I am delighted to report that Swallowing the Sun travels very well. I am sure familiarity with the setting would add another dimension, but even without that it is a very good book.

The central character is Martin Waring, the setting is Belfast and the timing is just after the Troubles. While that disruption plays a part in Martin’s dismal circumstances, Park is very careful about how much and when he reveals that — the book is about the consequences of that environment on a family of individuals, not the political events themselves.

For the first half of the book, Martin is a study in repressed anger — the seeds of which were sown by an abusive father and which have grown to maturity in the troubled Ireland where he lives. He is married, although there are tensions there, and has a studious and successful teenage daughter, Rachel, (who may well earn a place at Oxford or Cambridge) and an overweight, video-game-playing son, Tom, who shows every indication of growing into a modern day version of his father.

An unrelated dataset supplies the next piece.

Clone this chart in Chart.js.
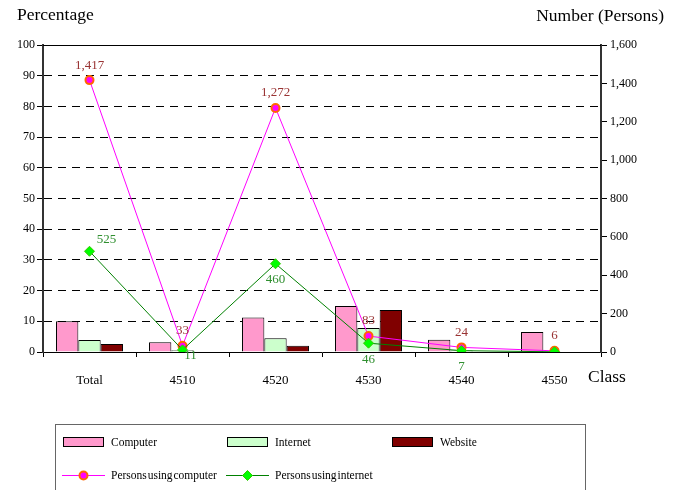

The only thing Martin likes about his life is his job as a security guard at a museum; it is a place where he can retreat from a world that he does not understand and immerse himself in calming history:

“You belong in a museum, Dad,” Rachel says and everyone, including Tom, smiles. It’s the family’s favourite joke.
***
He spends his life looking at people and things. Sometimes he walks about a little, sometimes he checks things — dials, temperatures, doors; things like that. He feels comfortable with the little rituals, the routines that have to be followed.
***
He watches the visitors, too. They change — with the weather, the day of the week, the time of year. He watches them but they don’t see him. It’s as if he watches them from behind the protection of a glass and even when their eyes rest on him it’s only for a second and then they move on.

It is no spoiler to say that Martin’s repressed anger will eventually explode — Park loads on the pressure until two events about midway through the book cause Martin to crack. From that point on, Swallowing the Sun becomes a quick-moving, plot-driven book.

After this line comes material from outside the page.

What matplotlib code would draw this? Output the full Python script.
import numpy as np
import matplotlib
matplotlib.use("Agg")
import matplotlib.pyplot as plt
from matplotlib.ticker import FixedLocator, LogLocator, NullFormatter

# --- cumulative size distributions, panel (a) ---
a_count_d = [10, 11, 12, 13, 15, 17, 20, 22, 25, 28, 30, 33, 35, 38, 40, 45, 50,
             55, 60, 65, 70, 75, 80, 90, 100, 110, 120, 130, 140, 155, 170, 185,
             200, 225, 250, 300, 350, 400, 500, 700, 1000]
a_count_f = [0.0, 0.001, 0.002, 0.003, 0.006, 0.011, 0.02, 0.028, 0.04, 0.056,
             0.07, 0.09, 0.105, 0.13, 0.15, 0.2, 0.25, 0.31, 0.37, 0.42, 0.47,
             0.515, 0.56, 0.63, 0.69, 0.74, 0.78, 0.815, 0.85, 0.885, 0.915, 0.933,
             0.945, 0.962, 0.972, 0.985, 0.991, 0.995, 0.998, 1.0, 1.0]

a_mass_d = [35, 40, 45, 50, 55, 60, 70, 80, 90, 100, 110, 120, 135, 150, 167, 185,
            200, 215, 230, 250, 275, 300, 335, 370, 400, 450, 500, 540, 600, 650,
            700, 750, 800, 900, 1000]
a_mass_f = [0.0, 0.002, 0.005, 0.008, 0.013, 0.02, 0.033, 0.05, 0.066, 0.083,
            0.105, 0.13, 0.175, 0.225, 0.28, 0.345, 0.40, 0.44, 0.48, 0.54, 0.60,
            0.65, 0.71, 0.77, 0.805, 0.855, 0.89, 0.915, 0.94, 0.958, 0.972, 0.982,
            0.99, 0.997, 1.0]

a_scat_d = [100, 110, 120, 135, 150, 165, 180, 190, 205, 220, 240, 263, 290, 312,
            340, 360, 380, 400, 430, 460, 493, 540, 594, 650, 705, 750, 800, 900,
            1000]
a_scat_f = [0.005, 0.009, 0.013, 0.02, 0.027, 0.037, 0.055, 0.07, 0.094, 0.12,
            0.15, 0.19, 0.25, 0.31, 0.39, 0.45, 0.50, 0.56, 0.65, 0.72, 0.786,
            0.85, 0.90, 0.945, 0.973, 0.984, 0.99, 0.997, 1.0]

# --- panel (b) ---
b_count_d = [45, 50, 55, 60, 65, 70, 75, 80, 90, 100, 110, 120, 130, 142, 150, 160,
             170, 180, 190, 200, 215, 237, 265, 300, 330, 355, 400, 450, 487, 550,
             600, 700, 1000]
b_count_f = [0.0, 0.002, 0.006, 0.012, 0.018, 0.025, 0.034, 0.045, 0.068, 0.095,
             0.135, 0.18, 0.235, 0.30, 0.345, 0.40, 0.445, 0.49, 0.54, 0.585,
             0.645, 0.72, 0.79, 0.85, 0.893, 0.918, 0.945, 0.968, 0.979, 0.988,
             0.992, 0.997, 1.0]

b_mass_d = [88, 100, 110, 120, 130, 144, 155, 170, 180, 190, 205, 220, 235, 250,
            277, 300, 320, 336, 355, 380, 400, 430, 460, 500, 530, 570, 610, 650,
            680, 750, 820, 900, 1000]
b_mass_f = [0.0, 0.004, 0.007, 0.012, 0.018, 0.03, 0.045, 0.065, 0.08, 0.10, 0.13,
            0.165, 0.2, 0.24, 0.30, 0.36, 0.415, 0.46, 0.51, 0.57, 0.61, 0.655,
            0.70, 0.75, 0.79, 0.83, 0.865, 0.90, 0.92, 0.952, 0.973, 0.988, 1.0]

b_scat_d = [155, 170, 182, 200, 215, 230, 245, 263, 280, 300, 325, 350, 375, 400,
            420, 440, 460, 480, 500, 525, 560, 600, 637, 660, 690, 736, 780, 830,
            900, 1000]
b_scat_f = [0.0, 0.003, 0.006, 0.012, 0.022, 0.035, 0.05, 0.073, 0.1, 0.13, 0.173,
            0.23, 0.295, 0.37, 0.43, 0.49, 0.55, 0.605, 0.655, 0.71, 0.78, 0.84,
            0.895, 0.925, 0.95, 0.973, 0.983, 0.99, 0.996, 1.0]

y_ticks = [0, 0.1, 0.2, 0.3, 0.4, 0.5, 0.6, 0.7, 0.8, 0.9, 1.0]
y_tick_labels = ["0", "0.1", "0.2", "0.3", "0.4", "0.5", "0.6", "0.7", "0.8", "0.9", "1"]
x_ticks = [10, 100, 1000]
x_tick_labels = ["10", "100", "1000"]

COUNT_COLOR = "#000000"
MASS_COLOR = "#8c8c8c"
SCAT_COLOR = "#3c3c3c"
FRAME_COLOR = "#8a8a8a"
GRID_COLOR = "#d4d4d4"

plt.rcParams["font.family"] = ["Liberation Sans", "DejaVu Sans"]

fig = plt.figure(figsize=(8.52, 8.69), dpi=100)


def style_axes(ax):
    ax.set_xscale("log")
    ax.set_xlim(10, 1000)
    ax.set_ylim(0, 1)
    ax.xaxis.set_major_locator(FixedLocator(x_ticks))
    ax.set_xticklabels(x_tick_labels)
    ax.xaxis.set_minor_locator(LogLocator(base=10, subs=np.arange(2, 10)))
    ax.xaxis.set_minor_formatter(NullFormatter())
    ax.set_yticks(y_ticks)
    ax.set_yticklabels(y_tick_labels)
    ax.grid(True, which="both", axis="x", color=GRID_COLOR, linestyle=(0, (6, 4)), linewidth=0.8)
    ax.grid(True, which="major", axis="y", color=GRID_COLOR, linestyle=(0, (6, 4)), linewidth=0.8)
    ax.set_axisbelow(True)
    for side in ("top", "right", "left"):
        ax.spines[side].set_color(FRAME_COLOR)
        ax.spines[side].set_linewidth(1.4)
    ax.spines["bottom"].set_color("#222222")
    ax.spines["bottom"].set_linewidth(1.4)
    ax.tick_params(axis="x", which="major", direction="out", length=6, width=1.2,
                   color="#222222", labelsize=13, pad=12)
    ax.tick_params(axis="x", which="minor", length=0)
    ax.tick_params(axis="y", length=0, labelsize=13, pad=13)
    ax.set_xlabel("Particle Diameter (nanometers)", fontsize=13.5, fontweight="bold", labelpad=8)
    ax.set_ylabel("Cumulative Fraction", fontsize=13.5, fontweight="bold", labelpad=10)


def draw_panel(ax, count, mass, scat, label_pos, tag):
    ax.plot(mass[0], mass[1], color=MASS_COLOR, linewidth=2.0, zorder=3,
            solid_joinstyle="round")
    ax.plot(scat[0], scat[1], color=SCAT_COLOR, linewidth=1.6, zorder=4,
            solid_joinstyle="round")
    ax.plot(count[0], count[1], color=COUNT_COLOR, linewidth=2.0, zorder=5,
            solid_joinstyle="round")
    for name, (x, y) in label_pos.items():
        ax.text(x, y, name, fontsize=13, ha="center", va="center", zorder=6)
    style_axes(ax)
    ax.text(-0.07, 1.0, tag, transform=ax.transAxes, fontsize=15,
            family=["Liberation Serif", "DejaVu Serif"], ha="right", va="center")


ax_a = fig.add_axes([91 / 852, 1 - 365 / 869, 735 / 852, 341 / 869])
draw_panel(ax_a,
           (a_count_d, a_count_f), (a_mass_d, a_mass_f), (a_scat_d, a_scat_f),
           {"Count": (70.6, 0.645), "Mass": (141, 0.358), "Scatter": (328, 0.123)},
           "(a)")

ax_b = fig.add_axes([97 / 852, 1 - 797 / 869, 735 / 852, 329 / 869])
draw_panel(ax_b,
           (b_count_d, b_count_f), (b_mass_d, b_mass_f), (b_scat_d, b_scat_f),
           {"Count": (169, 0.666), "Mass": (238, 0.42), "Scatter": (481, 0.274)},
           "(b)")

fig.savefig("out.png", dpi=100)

In a number of ways, this novel reminded me of Travis Holland’s The Archivist’s Story, recently reviewed here. Just as Holland used Stalinist Russia to explore the consequences of repression on individuals, Park uses the turbulent history of Northern Ireland as a stage that creates an impact for individuals, not just Martin but his wife, children and brother as well. For me, both books succeed.

Park, in fact, uses a relatively unusual narrative technique to good effect in this book. While all of the narration is in the third person, he locates different sections — usually a few pages, sometimes even less than a page — from the point of view of each of his characters as they experience different versions of the same circumstances. It proves a very effective way of developing all of his major characters.

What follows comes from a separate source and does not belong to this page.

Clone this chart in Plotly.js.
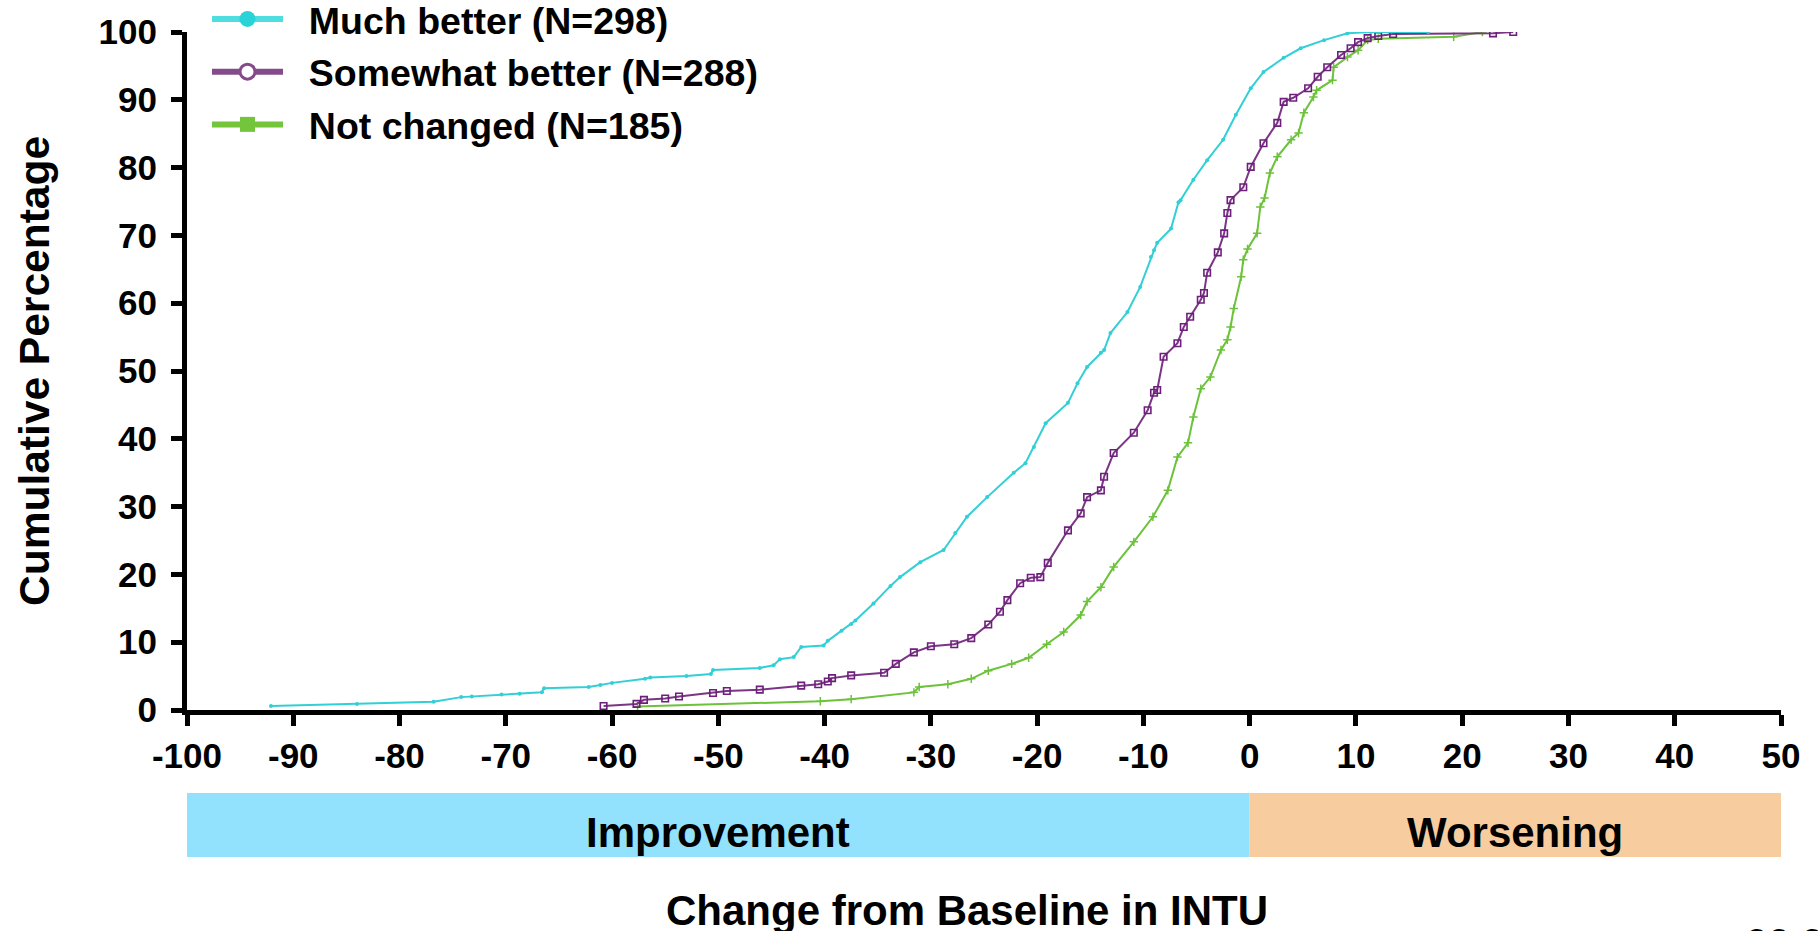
<!DOCTYPE html>
<html>
<head>
<meta charset="utf-8">
<script src="https://cdn.plot.ly/plotly-3.0.1.min.js"></script>
<style>html,body{margin:0;padding:0;background:#fff;}#chart{width:1818px;height:931px;}</style>
</head>
<body>
<div id="chart"></div>
<script>
// Cumulative distribution of change from baseline in INTU, by PGIC category
const muchBetterX = [-92.1, -84.0, -76.8, -74.2, -73.2, -70.4, -68.7, -66.6, -66.4, -62.2, -61.1, -60.0, -56.9, -56.4, -53.0, -50.7, -50.5, -46.1, -44.8, -44.2, -42.9, -42.2, -40.1, -39.7, -38.4, -37.5, -37.1, -35.4, -33.8, -32.9, -31.0, -28.8, -27.7, -26.6, -24.7, -22.2, -21.1, -20.3, -19.2, -17.1, -16.2, -15.3, -14.0, -13.7, -13.1, -11.5, -10.3, -9.3, -9.0, -8.7, -7.4, -6.7, -6.5, -5.3, -4.0, -2.5, -1.3, 0.1, 1.3, 3.2, 4.8, 7.0, 9.2, 11.4, 16.8];
const muchBetterY = [0.6, 0.9, 1.2, 1.9, 2.0, 2.3, 2.4, 2.6, 3.2, 3.4, 3.7, 4.0, 4.6, 4.8, 5.0, 5.3, 5.9, 6.2, 6.6, 7.5, 7.8, 9.3, 9.5, 10.2, 11.7, 12.7, 13.2, 15.7, 18.3, 19.6, 21.8, 23.6, 26.1, 28.5, 31.4, 35.0, 36.4, 38.8, 42.3, 45.3, 48.2, 50.6, 52.7, 53.1, 55.6, 58.7, 62.4, 66.8, 67.8, 68.9, 71.0, 74.9, 75.2, 78.2, 81.1, 84.1, 87.8, 91.7, 94.1, 96.2, 97.6, 98.8, 99.8, 100, 100];

const somewhatBetterX = [-60.8, -57.7, -57.0, -55.0, -53.7, -50.5, -49.2, -46.1, -42.2, -40.6, -39.7, -39.3, -37.5, -34.4, -33.3, -31.6, -30.0, -27.8, -26.2, -24.6, -23.5, -22.8, -21.6, -20.6, -19.7, -19.0, -17.1, -15.9, -15.3, -14.0, -13.7, -12.8, -10.9, -9.6, -9.0, -8.7, -8.1, -6.8, -6.2, -5.6, -4.6, -4.3, -4.0, -3.0, -2.4, -2.1, -1.8, -0.6, 0.1, 1.3, 2.6, 3.2, 4.1, 5.5, 6.4, 7.3, 8.6, 9.5, 10.2, 11.1, 12.1, 13.5, 22.9, 24.8];
const somewhatBetterY = [0.6, 0.9, 1.5, 1.7, 2.0, 2.5, 2.8, 3.0, 3.6, 3.8, 4.2, 4.7, 5.1, 5.5, 6.8, 8.5, 9.4, 9.7, 10.6, 12.6, 14.5, 16.2, 18.7, 19.5, 19.6, 21.7, 26.5, 29.0, 31.4, 32.4, 34.4, 37.9, 40.9, 44.2, 46.8, 47.2, 52.1, 54.1, 56.5, 58.0, 60.5, 61.5, 64.5, 67.5, 70.3, 73.3, 75.2, 77.1, 80.1, 83.6, 86.6, 89.7, 90.3, 91.7, 93.4, 94.8, 96.6, 97.6, 98.5, 99.1, 99.4, 99.7, 99.8, 100];

const notChangedX = [-57.6, -40.4, -37.5, -31.6, -31.1, -28.4, -26.2, -24.6, -22.4, -20.8, -19.1, -17.5, -15.9, -15.3, -14.0, -12.8, -10.9, -9.1, -7.7, -6.8, -5.8, -5.3, -4.6, -3.7, -2.7, -2.1, -1.8, -1.5, -0.8, -0.6, -0.2, 0.7, 1.0, 1.4, 1.9, 2.6, 3.9, 4.6, 5.1, 6.0, 6.3, 7.8, 7.9, 9.2, 10.2, 11.1, 12.1, 19.2, 21.9];
const notChangedY = [0.5, 1.3, 1.6, 2.6, 3.4, 3.8, 4.6, 5.8, 6.8, 7.7, 9.7, 11.5, 14.0, 16.0, 18.1, 21.1, 24.8, 28.5, 32.4, 37.3, 39.4, 43.2, 47.4, 49.1, 53.1, 54.6, 56.5, 59.2, 63.9, 66.4, 68.0, 70.3, 74.2, 75.5, 79.2, 81.6, 84.1, 85.1, 88.1, 90.4, 91.4, 92.9, 94.8, 96.3, 97.3, 98.8, 99.0, 99.3, 100];

const seriesNames = ["Much better (N=298)", "Somewhat better (N=288)", "Not changed (N=185)"];
const xTicks = [-100, -90, -80, -70, -60, -50, -40, -30, -20, -10, 0, 10, 20, 30, 40, 50];
const yTicks = [0, 10, 20, 30, 40, 50, 60, 70, 80, 90, 100];
const bandLabels = ["Improvement", "Worsening"];
const bandRanges = [[-100, 0], [0, 50]];
const xTitle = "Change from Baseline in INTU";
const yTitle = "Cumulative Percentage";

const FONT = "Liberation Sans, Arial, Helvetica, sans-serif";
const CYAN = "#33CFD6", PURPLE = "#6E1F7C", GREEN = "#6CC23A";
const NB = "\u00A0\u00A0";

const traces = [
  {x: notChangedX, y: notChangedY, type: "scatter", mode: "lines+markers", showlegend: false,
   line: {color: GREEN, width: 2}, marker: {symbol: "cross-thin-open", size: 6, line: {color: GREEN, width: 1.5}}},
  {x: somewhatBetterX, y: somewhatBetterY, type: "scatter", mode: "lines+markers", showlegend: false,
   line: {color: "#7B3585", width: 2}, marker: {symbol: "square-open", size: 6.5, color: PURPLE, line: {color: PURPLE, width: 1.6}}},
  {x: muchBetterX, y: muchBetterY, type: "scatter", mode: "lines+markers", showlegend: false,
   line: {color: CYAN, width: 2}, marker: {symbol: "circle", size: 4, color: CYAN}},
  // legend entries
  {x: [null], y: [null], type: "scatter", mode: "lines+markers", name: NB + seriesNames[0], legendgroup: "a",
   line: {color: "#4FDDE0", width: 6}, marker: {symbol: "circle", size: 16, color: "#2AD3D8"}},
  {x: [null], y: [null], type: "scatter", mode: "lines+markers", name: NB + seriesNames[1], legendgroup: "b",
   line: {color: "#844B8B", width: 6}, marker: {symbol: "circle", size: 15, color: "#ffffff", line: {color: "#844B8B", width: 3}}},
  {x: [null], y: [null], type: "scatter", mode: "lines+markers", name: NB + seriesNames[2], legendgroup: "c",
   line: {color: "#74C43C", width: 6}, marker: {symbol: "square", size: 15, color: "#74C43C"}}
];

const PLOT_L = 187, PLOT_R = 1781, PLOT_T = 32, PLOT_B = 710;
const W = PLOT_R - PLOT_L, H = PLOT_B - PLOT_T;
const py = v => (PLOT_B - v) / H;   // pixel y -> paper y
const px = v => (v - PLOT_L) / W;   // pixel x -> paper x

const shapes = [
  {type: "rect", xref: "x", yref: "paper", x0: bandRanges[0][0], x1: bandRanges[0][1], y0: py(857), y1: py(793),
   fillcolor: "#92E1FD", line: {width: 0}, layer: "below"},
  {type: "rect", xref: "x", yref: "paper", x0: bandRanges[1][0], x1: bandRanges[1][1], y0: py(857), y1: py(793),
   fillcolor: "#F7CC9E", line: {width: 0}, layer: "below"}
];

const boldFont = (s) => ({family: FONT, size: s, color: "#000", weight: "bold"});

const annotations = [
  {text: bandLabels[0], xref: "x", yref: "paper", x: (bandRanges[0][0] + bandRanges[0][1]) / 2, y: py(832),
   showarrow: false, xanchor: "center", yanchor: "middle", font: boldFont(42)},
  {text: bandLabels[1], xref: "x", yref: "paper", x: (bandRanges[1][0] + bandRanges[1][1]) / 2, y: py(832),
   showarrow: false, xanchor: "center", yanchor: "middle", font: boldFont(42)},
  {text: xTitle, xref: "paper", yref: "paper", x: px(967), y: py(910),
   showarrow: false, xanchor: "center", yanchor: "middle", font: boldFont(42)},
  {text: "66.6", xref: "paper", yref: "paper", x: px(1743), y: py(919),
   showarrow: false, xanchor: "left", yanchor: "top", font: boldFont(40)}
];

const layout = {
  width: 1818, height: 931,
  margin: {l: PLOT_L, r: 1818 - PLOT_R, t: PLOT_T, b: 931 - PLOT_B, pad: 0, autoexpand: false},
  paper_bgcolor: "#fff", plot_bgcolor: "#fff",
  font: {family: FONT, color: "#000"},
  xaxis: {
    range: [-100, 50], tickvals: xTicks, ticktext: xTicks.map(String),
    showgrid: false, zeroline: false, showline: true, linecolor: "#000", linewidth: 5,
    ticks: "outside", ticklen: 11, tickwidth: 5, tickcolor: "#000",
    tickfont: boldFont(35),
    ticklabelstandoff: 0,
    automargin: false, fixedrange: true
  },
  yaxis: {
    range: [0, 100], tickvals: yTicks, ticktext: yTicks.map(String),
    showgrid: false, zeroline: false, showline: true, linecolor: "#000", linewidth: 5,
    ticks: "outside", ticklen: 11, tickwidth: 5, tickcolor: "#000",
    tickfont: boldFont(35),
    ticklabelstandoff: 7,
    title: {text: yTitle, font: boldFont(42.5), standoff: 37},
    automargin: false, fixedrange: true
  },
  legend: {
    x: px(207), y: 1 + 44 / H, xanchor: "left", yanchor: "top",
    bgcolor: "rgba(0,0,0,0)", borderwidth: 0, itemwidth: 71, tracegroupgap: 1,
    font: boldFont(37.5),
    traceorder: "grouped"
  },
  shapes: shapes,
  annotations: annotations,
  showlegend: true
};

Plotly.newPlot("chart", traces, layout, {displayModeBar: false, staticPlot: true});
</script>
</body>
</html>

I can’t help but think that that was practice for The Truth Commissioner, where Park expands the technique. In that book (also post Troubles) the truth commissioner, a government minister, a retired detective and an expectant father alternate chapters as Park weaves his overall story.

I also can’t help but compare the two books. There is no doubt that The Truth Commissioner is a more ambitious book with a larger overall story, better realized for this reader. In no way is that a criticism of Swallowing the Sun; indeed, in some ways this more introspective book has more going for it. I don’t think reading the latter book first was a problem.

If you happen to get to this review quickly, John Self is running a draw for a free copy of Swallowing the Sun, shipped anywhere in the world — with an entry deadline of April 25, so hop to it. It is shameless of me to be piggy-backing on someone else’s contest, but then he was the guy who wondered how this book would read outside of Northern Ireland — very well, would be my conclusion.